Cooling water outfalls of power plant is one of engineering applications of discharge that mostly found in coastal areas. It contains buoyant turbulent jets phenomenon that depends on geometry configuration, discharge momentum, and its temperature. Further, thermal dispersion is one of the most critical phenomenon that has to be analyzed thoroughly because it directly affect the marine ecosystem and power plant products. With its wide range application in research and engineering problems, computational fluid dynamics (CFD) simulation is done to provide more detailed analysis of thermal dispersion. Moreover, CFD simulations of discharge are considered to be particularly challenging to perform.
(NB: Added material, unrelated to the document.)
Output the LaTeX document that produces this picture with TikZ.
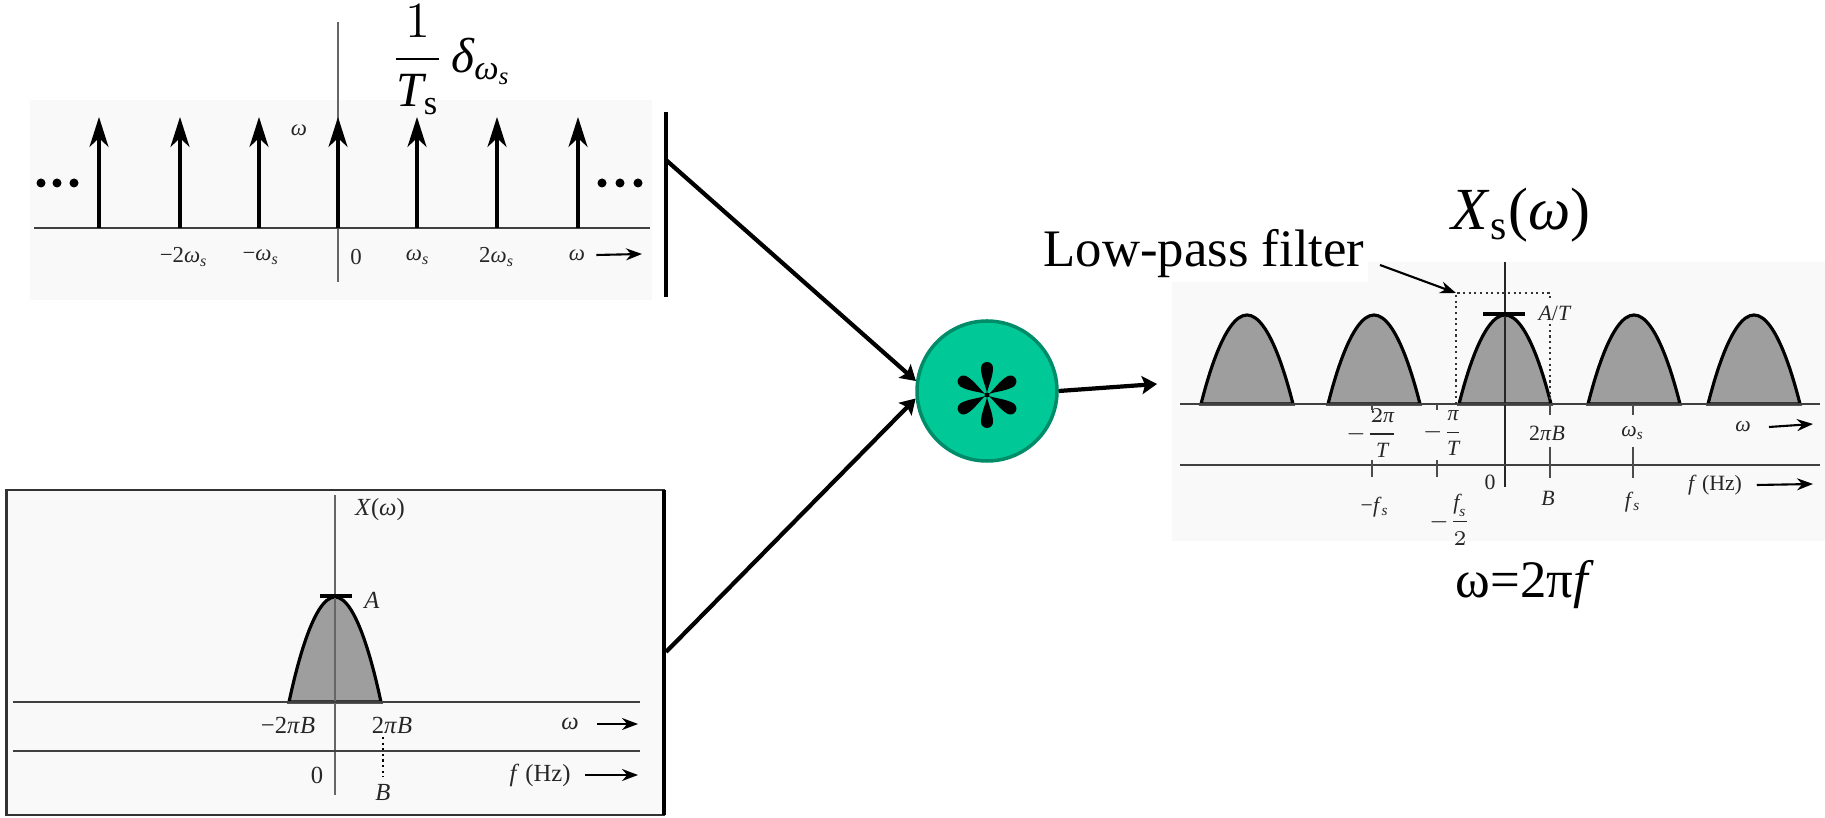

The momentum flux, buoyancy flux, and outfall geometry that strongly influence the buoyant jet interaction required fine mesh to compute. Not only accuracy but also time cost is affected by the mesh. It follows that by optimizing the mesh configuration, an accurate and most economically simulation can be obtained. A three-dimensional model of turbulent jets discharge into stationary ambient sea water is presented in this paper to study certain mesh grading variation that have not been employed before. The simulation is limited only to near-field area. It is found that mesh with its grading is centered near the outfall could increase the accuracy of the simulation without increasing the number of mesh elements.

Introduction

Cooling Water Outfalls

Thermal or chemical pollutants often discharges to the ocean through outfalls of power plant stations. This activity leads to several changes of condition in the ambient, one of them is the rising of seawater temperature. Consequently, this phenomenon could potentially endanger the seawater ecosystem as well as disturbing the production activity of power plant stations due to the increasing temperature of intake seawater. To overcome that problems, a careful assessment must be done to provide thorough analysis. The thermal dispersion of discharge occurs in a wide range area. The region close to the outfalls, called by near-field region, that can be characterized as turbulent buoyant jets (Veld, 2013) which the momentum and buoyancy effect are governed the mixing process (Robinson, Wood, Piggott, & Gorman, 2015). Moreover, the discharge in this region form a jet-like flow due to its momentum dominance, however it become plume-like flow when as initial momentum is dissipated and buoyancy dominated.

Theory of Jets and Plumes

The theory about jets-like and plume-like behavior are summarized briefly by Fischer (Fischer, 1979) and Lee and Chu (Lee & Chu, 2003) research. According to Fischer, a pure jet is typically considered as a flow from an orifice with a pure momentum source. He formulated three basic dimensional numbers such as the volume flux, momentum flux, and buoyancy flux to define the influence of momentum and buoyancy force.